Fernando Manuel de Jesus Santos (born 17 March 1973), known as Nandinho, is a Portuguese retired footballer who played as a right winger, currently a manager.

He amassed Primeira Liga totals of 257 matches and 41 goals over 11 seasons, representing mainly in the competition Gil Vicente (four years).

Playing career
Born in Porto, Nandinho played amateur football until the age of 22, signing with Primeira Liga club S.C. Salgueiros in 1995 from SC Castêlo da Maia. He scored a career-best 13 goals in 30 games in his third season, helping his team to the eighth position.

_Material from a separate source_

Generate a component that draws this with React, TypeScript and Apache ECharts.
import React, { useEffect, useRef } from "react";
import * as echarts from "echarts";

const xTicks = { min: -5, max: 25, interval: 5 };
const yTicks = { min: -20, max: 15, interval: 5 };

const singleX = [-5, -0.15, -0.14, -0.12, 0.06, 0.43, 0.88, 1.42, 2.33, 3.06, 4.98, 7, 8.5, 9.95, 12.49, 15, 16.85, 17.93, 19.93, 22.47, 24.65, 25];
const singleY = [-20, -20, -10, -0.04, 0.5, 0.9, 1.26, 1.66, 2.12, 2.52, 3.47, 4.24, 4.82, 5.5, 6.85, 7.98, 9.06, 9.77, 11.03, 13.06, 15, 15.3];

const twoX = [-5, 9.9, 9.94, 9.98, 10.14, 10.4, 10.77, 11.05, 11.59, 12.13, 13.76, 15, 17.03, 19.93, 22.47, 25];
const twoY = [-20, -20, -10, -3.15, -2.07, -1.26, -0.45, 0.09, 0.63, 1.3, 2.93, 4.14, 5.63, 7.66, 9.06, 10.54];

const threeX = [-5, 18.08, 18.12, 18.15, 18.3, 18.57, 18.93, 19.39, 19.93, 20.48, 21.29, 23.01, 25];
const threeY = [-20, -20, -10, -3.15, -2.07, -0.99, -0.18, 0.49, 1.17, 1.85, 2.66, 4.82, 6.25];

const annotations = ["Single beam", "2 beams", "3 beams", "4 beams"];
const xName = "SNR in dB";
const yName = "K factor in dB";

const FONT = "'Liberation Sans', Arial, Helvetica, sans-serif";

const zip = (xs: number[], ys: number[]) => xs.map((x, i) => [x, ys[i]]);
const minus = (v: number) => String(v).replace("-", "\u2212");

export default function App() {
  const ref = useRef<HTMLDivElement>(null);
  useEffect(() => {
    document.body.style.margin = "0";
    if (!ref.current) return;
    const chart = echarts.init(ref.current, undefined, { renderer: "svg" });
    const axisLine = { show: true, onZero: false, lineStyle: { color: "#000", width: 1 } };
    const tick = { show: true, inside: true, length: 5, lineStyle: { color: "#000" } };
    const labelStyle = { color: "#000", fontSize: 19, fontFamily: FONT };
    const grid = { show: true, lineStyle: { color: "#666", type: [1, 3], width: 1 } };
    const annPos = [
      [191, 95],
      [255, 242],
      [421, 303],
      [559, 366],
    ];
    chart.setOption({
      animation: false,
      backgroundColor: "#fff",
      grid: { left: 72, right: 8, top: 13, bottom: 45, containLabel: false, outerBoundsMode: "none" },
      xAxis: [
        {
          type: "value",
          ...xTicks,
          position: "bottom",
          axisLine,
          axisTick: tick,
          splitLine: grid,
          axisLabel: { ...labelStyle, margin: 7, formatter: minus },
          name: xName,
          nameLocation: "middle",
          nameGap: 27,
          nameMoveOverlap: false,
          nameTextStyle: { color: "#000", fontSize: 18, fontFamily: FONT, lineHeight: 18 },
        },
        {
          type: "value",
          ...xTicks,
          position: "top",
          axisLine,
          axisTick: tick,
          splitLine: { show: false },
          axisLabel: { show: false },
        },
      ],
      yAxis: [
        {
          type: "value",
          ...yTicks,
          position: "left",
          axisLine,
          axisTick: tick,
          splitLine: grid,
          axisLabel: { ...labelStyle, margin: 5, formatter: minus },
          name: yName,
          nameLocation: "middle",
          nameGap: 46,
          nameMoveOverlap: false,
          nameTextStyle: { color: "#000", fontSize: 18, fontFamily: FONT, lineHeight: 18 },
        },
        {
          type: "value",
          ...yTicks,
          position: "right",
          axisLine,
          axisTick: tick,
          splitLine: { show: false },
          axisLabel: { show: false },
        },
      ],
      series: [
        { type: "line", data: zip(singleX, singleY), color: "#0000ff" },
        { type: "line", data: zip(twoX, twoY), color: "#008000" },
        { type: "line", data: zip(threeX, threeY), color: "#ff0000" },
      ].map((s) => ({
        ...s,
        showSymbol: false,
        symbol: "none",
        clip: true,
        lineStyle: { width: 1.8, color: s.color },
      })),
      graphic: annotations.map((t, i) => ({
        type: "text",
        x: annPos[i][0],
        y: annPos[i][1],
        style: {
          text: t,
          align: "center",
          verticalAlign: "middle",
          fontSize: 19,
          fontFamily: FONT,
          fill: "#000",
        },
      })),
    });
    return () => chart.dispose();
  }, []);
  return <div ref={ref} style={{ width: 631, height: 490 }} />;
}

Subsequently, Nandinho signed for S.L. Benfica – against which he had previously scored – as Graeme Souness was the manager. As several British players were brought in, he was eventually deemed surplus to requirements, finishing his debut campaign with farm team F.C. Alverca, where he netted a hat-trick in a 3–2 home win against Sporting CP on 17 April 1999.

Nandinho joined Vitória S.C. in summer 1999, being rarely played by Paulo Autuori but featuring more under new coach Álvaro Magalhães. He retired in June 2007 at 34, after spells with Gil Vicente F.C. in the top flight and Leixões S.C. in the Segunda Liga.

Coaching career
On 28 May 2015, after several years in charge of the youth sides, Nandinho was chosen as José Mota's successor at the helm of Gil's first team, recently relegated from the top division. He left the post on 11 May of the following year, taking over at F.C. Famalicão on 17 October.

Nandinho resigned on 2 April 2017, with the club near the relegation places in the second tier. He returned to Gil Vicente in the 2018 off-season, achieving promotion without playing and being relieved of his duties.

Nandinho first moved abroad on 16 October 2019, replacing the dismissed Esteban Navarro at UD Almería B. The following 26 June, he was named assistant manager of the first team until the end of the season, with Mário Silva becoming the head coach, but returned to his previous role on 27 July as Silva was dismissed.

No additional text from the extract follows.